How does wood-plastic composite (WPC) perform in high-altitude environments with UV intensity?

Wood-plastic composite (WPC) has gained significant attention as a sustainable building material, particularly in challenging environments like high-altitude regions where ultraviolet (UV) radiation intensity is substantially higher than at sea level. At elevations above 2,000 meters, UV radiation can be 20-40% more intense, creating unique challenges for outdoor building materials.

The performance of WPC in these conditions depends largely on its composition and manufacturing quality. High-quality WPC typically consists of 50-70% wood flour or fibers and 30-50% thermoplastic polymers like polyethylene, polypropylene, or PVC, along with specialized additives including UV stabilizers, pigments, and bonding agents.

Most premium WPC products incorporate advanced UV protection systems that combine chemical stabilizers with mineral pigments. These components work synergistically to absorb and scatter UV radiation before it can degrade the material. Chemical UV stabilizers, particularly hindered amine light stabilizers (HALS), effectively neutralize free radicals formed when UV light interacts with the composite, significantly slowing the degradation process.

The wood component in WPC presents both challenges and benefits in high-UV environments. While natural wood is particularly susceptible to UV damage, the plastic matrix in WPC encapsulates wood fibers, providing substantial protection. However, prolonged exposure to intense UV radiation can still cause surface fading and minimal fiber degradation on exposed surfaces. This typically manifests as slight color fading rather than structural compromise.

Manufacturers have developed specialized formulations for high-altitude applications, often incorporating additional UV blockers and using lighter-colored pigments that reflect rather than absorb UV radiation. These enhanced formulations can maintain their structural integrity and appearance for decades even in extreme high-altitude conditions with proper installation and maintenance.

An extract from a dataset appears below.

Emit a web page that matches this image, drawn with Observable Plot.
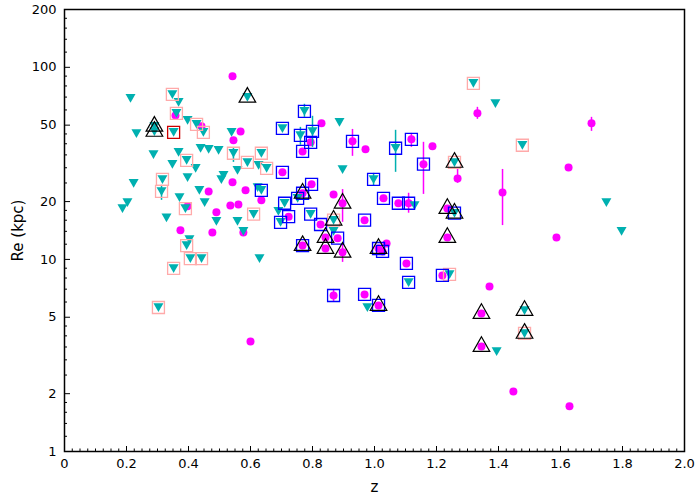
<!DOCTYPE html>
<html><head><meta charset="utf-8">
<script src="https://cdn.jsdelivr.net/npm/d3@7"></script>
<script src="https://cdn.jsdelivr.net/npm/@observablehq/plot@0.6"></script>
<style>body{margin:0;background:#fff}</style>
</head><body><div id="chart"></div>
<script>
// [z, Re (kpc)]
const tealPoints = [[0.213,69.0],[0.348,72.3],[0.368,65.7],[0.361,57.6],[0.397,53.0],[0.290,49.3],[0.290,46.4],[0.352,45.9],[0.232,45.3],[0.426,50.5],[0.448,45.9],[0.287,35.2],[0.368,36.1],[0.439,37.9],[0.465,37.4],[0.497,37.0],[0.394,32.8],[0.348,31.3],[0.423,29.8],[0.397,26.7],[0.316,26.1],[0.313,22.6],[0.223,24.9],[0.435,22.9],[0.371,21.0],[0.203,19.8],[0.187,18.4],[0.390,18.4],[0.329,16.5],[0.452,19.8],[0.490,15.8],[0.558,15.8],[0.610,17.2],[0.403,12.7],[0.394,11.8],[0.577,14.0],[0.406,10.1],[0.442,10.1],[0.629,10.1],[0.352,8.98],[0.303,5.62],[0.590,69.8],[0.539,45.9],[0.545,35.7],[0.590,32.0],[0.635,35.7],[0.626,30.9],[0.652,29.8],[0.558,29.1],[0.513,27.4],[0.506,26.1],[0.623,23.7],[0.635,22.9],[0.703,48.1],[0.774,59.0],[0.761,44.2],[0.800,46.4],[0.887,51.7],[0.897,29.4],[0.997,26.1],[1.068,37.9],[0.710,19.6],[0.752,20.8],[0.697,15.6],[0.690,17.8],[0.794,17.2],[0.868,16.0],[0.868,14.0],[0.977,5.62],[1.129,19.1],[1.110,7.59],[1.242,8.35],[1.258,17.4],[1.258,32.0],[1.319,82.5],[1.390,64.9],[1.477,39.3],[1.394,3.32],[1.484,5.42],[1.484,4.12],[1.748,19.8],[1.797,14.0]];
const magentaPoints = [[0.542,89.8],[0.358,56.2],[0.442,49.3],[0.568,46.4],[0.545,41.7],[0.465,22.6],[0.584,22.9],[0.542,25.2],[0.635,20.3],[0.397,18.9],[0.490,17.6],[0.535,19.1],[0.561,19.3],[0.374,14.2],[0.477,13.8],[0.577,13.8],[0.600,3.74],[0.703,28.4],[0.794,40.7],[0.768,36.5],[0.829,51.1],[0.929,41.2],[0.971,37.4],[1.119,42.2],[1.187,38.8],[1.158,31.3],[1.268,26.4],[0.797,24.6],[0.768,22.1],[0.868,21.8],[0.897,19.6],[1.029,20.8],[1.077,19.6],[1.110,19.6],[1.235,18.4],[0.723,16.7],[0.826,15.2],[0.968,16.0],[0.881,12.9],[0.842,13.0],[0.842,11.4],[0.897,10.9],[0.768,11.8],[1.013,11.4],[1.039,12.1],[1.026,11.0],[1.235,13.0],[1.103,9.53],[1.219,8.25],[0.868,6.49],[0.968,6.57],[1.013,5.76],[1.345,5.23],[1.345,3.52],[1.371,7.23],[1.413,22.3],[1.332,57.6],[1.700,51.1],[1.626,30.1],[1.587,13.0],[1.448,2.05],[1.629,1.72]];
const pinkBoxes = [[0.348,72.3],[0.361,57.6],[0.426,50.5],[0.448,45.9],[0.394,32.8],[0.316,26.1],[0.313,22.6],[0.390,18.4],[0.610,17.2],[0.394,11.8],[0.406,10.1],[0.442,10.1],[0.352,8.98],[0.303,5.62],[0.545,35.7],[0.590,32.0],[0.635,35.7],[0.652,29.8],[0.868,16.0],[1.242,8.35],[1.258,32.0],[1.319,82.5],[1.477,39.3],[1.484,4.12]];
const blueBoxes = [[0.635,22.9],[0.703,48.1],[0.774,59.0],[0.761,44.2],[0.800,46.4],[0.997,26.1],[1.068,37.9],[0.710,19.6],[0.752,20.8],[0.697,15.6],[0.794,17.2],[1.110,7.59],[1.258,17.4],[0.703,28.4],[0.794,40.7],[0.768,36.5],[0.929,41.2],[1.119,42.2],[1.158,31.3],[0.797,24.6],[0.768,22.1],[1.029,20.8],[1.077,19.6],[1.110,19.6],[0.723,16.7],[0.826,15.2],[0.968,16.0],[0.881,12.9],[0.768,11.8],[1.013,11.4],[1.026,11.0],[1.103,9.53],[1.219,8.25],[0.868,6.49],[0.968,6.57],[1.013,5.76]];
const redBoxes = [[0.352,45.9]];
const blackTriangles = [[0.290,49.3],[0.290,46.4],[0.590,69.8],[0.868,16.0],[1.258,17.4],[1.258,32.0],[1.484,5.42],[1.484,4.12],[0.768,22.1],[0.897,19.6],[1.235,18.4],[0.842,13.0],[0.842,11.4],[0.897,10.9],[0.768,11.8],[1.013,11.4],[1.235,13.0],[1.013,5.76],[1.345,5.23],[1.345,3.52]];
// [z, low, high]
const tealErrors = [[0.774,54.9,64.2],[0.761,39.3,48.7],[0.800,38.3,55.6],[0.997,24.0,28.05],[1.068,28.4,47.0],[0.545,32.0,37.9],[0.313,20.3,24.3]];
const magentaErrors = [[0.929,34.4,47.5],[1.119,38.3,45.3],[1.158,21.8,40.7],[1.268,24.9,29.8],[0.897,15.6,23.1],[1.110,17.4,22.1],[0.897,9.65,12.0],[0.868,6.04,6.98],[1.413,15.0,29.4],[1.332,53.6,61.9],[1.700,46.4,54.9]];

const xTicks = [0,0.2,0.4,0.6,0.8,1.0,1.2,1.4,1.6,1.8,2.0];
const xMinorTicks = d3.range(0, 2.0001, 0.025);
const yTicks = [1,2,5,10,20,50,100,200];
const yMinorTicks = [1.2,1.4,1.6,1.8,2.5,3,3.5,4,4.5,6,7,8,9,12,14,16,18,25,30,35,40,45,60,70,80,90,120,140,160,180];

const invTri = {draw(ctx, size){const r=Math.sqrt(size/Math.PI); ctx.moveTo(-r,-0.85*r); ctx.lineTo(r,-0.85*r); ctx.lineTo(0,0.9*r); ctx.closePath();}};
const sq = {draw(ctx, size){const r=Math.sqrt(size/Math.PI); ctx.rect(-r,-r,2*r,2*r);}};
const upTri = {draw(ctx, size){const r=Math.sqrt(size/Math.PI); const h=1.76*r; ctx.moveTo(0,-2*h/3); ctx.lineTo(r,h/3); ctx.lineTo(-r,h/3); ctx.closePath();}};

const TEAL = "#00b0b0", MAG = "#ff00ff";
const X = d => d[0], Y = d => d[1];

const chart = Plot.plot({
  width: 700, height: 500,
  marginLeft: 64, marginRight: 16, marginTop: 9, marginBottom: 49,
  style: {fontFamily: "DejaVu Sans", fontSize: "13px", background: "white", color: "black"},
  x: {domain: [0, 2]},
  y: {type: "log", domain: [1, 200]},
  marks: [
    Plot.ruleX(magentaErrors, {x: X, y1: d => d[1], y2: d => d[2], stroke: MAG, strokeWidth: 1.5}),
    Plot.dot(magentaPoints, {x: X, y: Y, r: 4, fill: MAG}),
    Plot.ruleX(tealErrors, {x: X, y1: d => d[1], y2: d => d[2], stroke: TEAL, strokeWidth: 1.5}),
    Plot.dot(tealPoints, {x: X, y: Y, r: 5, symbol: invTri, fill: TEAL}),
    Plot.dot(pinkBoxes, {x: X, y: Y, r: 6, symbol: sq, stroke: "#ffaaaa", strokeWidth: 1.3, fill: "none"}),
    Plot.dot(blueBoxes, {x: X, y: Y, r: 6, symbol: sq, stroke: "#0000ff", strokeWidth: 1.3, fill: "none"}),
    Plot.dot(redBoxes, {x: X, y: Y, r: 6, symbol: sq, stroke: "#cc0000", strokeWidth: 1.3, fill: "none"}),
    Plot.dot(blackTriangles, {x: X, y: Y, r: 8.3, symbol: upTri, stroke: "black", strokeWidth: 1.2, fill: "none"}),
    Plot.frame({stroke: "black", strokeWidth: 1.5}),
    Plot.axisX({ticks: xMinorTicks, tickSize: -2.5, tickFormat: () => "", label: null}),
    Plot.axisX({ticks: xTicks, tickSize: -5, tickFormat: () => "", label: null}),
    Plot.axisX({ticks: xTicks, tickSize: 0, tickPadding: 7, tickFormat: d => d === 0 ? "0" : d.toFixed(1), label: null}),
    Plot.axisY({ticks: yMinorTicks, tickSize: -3, tickFormat: () => "", label: null}),
    Plot.axisY({ticks: yTicks, tickSize: -6, tickFormat: () => "", label: null}),
    Plot.axisY({ticks: yTicks, tickSize: 0, tickPadding: 8, tickFormat: d => String(d), label: null}),
    Plot.text(["z"], {text: d => d, frameAnchor: "bottom", dy: 36, lineAnchor: "middle", fontSize: 15}),
    Plot.text(["Re (kpc)"], {text: d => d, frameAnchor: "left", dx: -46, rotate: -90, textAnchor: "middle", lineAnchor: "middle", fontSize: 15})
  ]
});
document.getElementById("chart").append(chart);
</script>
</body></html>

The material's performance is also influenced by temperature fluctuations common at high altitudes. WPC's thermal expansion properties remain stable in these conditions, with most products exhibiting expansion coefficients between 0.00005 and 0.00009 per degree Celsius, ensuring dimensional stability despite daily temperature variations.

Maintenance requirements for WPC in high-altitude environments are minimal compared to traditional wood. Occasional cleaning with mild detergent and water is typically sufficient to maintain appearance. For optimal performance, installations should consider orientation to minimize direct sun exposure during peak UV hours.

Overall, properly formulated and manufactured WPC demonstrates excellent performance in high-altitude, high-UV environments, offering superior durability compared to untreated wood and requiring less maintenance than many alternative materials.